Такое вот утешение в трудный час… Педагогические методы Петра были, как видно из письма, самые незатейливые. Но почему же царь был столь непримирим к сыну?

А. С. Пушкин в «Истории Петра» называет основную причину: «Царевич был обожаем народом, который видел в нем будущего восстановителя старины. Оппозиция вся… была на его стороне. Духовенство, гонимое протестантом царем, обращало также на него все свои надежды. Петр видел в сыне препятствие настоящее и будущего разрушителя его создания».

Кроме того, с 1712 года женой царя официально стала Марта Скавронская, принявшая при переходе в православие имя Екатерины Алексеевны. В новой семье Петра к этому времени были две дочери — Анна и Елизавета, а в 1715 году родился сын Петр. Царь любил Екатерину, их сын был желанным поздним ребенком. Между тем по закону власть после смерти Петра I переходила к Алексею. Это тревожило царственных супругов.
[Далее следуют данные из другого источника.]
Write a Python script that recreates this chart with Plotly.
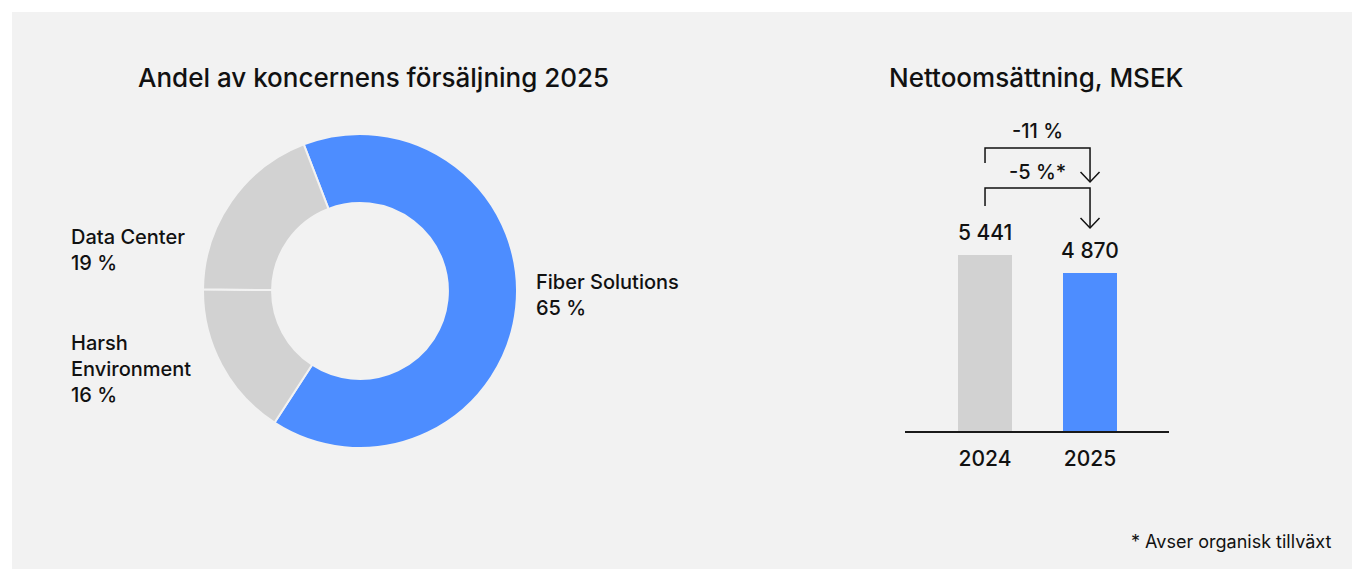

В 1716 году царь потребовал от Алексея «исправления» или отречения от права на престол и ухода в монастырь. Тогда царевич решился на побег: он скрывался сначала в Вене, а затем в Риме. Царь использовал все средства дипломатии и сыска; его посланник П. А. Толстой сумел угрозами и обещаниями вернуть Алексея в Россию. После этого Петр I объявил, что Алексей лишается права на престол. По приказу царя его приближенные принесли присягу малолетнему царевичу Петру Петровичу как законному наследнику престола. Но пока Алексей был жив, угроза его возможного воцарения оставалась.

Царевича Алексея перевезли из Москвы в Петербург и заключили в Петропавловскую крепость. Для расследования его дела учредили Тайную канцелярию — политический застенок, еще несколько лет после этого наводивший ужас на Петербург и на всю страну. Царь много раз допрашивал сына, и тот рассказывал все, называя имена своих сторонников. Казематы крепости заполнялись людьми, арестованными по этому делу, под пытками у них вырывали признания. Ремеслом истязателя и палача не гнушался и сам царь. Затем несчастных казнили. Пытали и Алексея. «Царевич более и более на себя наговаривал, устрашенный сильным отцом и изнеможенный истязаниями» (А. С. Пушкин. «История Петра»). Никакого реального заговора не было, но в отчаянии «несчастный давал сам всему самое преступное значение». Петр присутствовал при этих пытках, задавал все новые вопросы, получая ответы «сначала твердой рукою писанными, а потом, после кнута, дрожащею».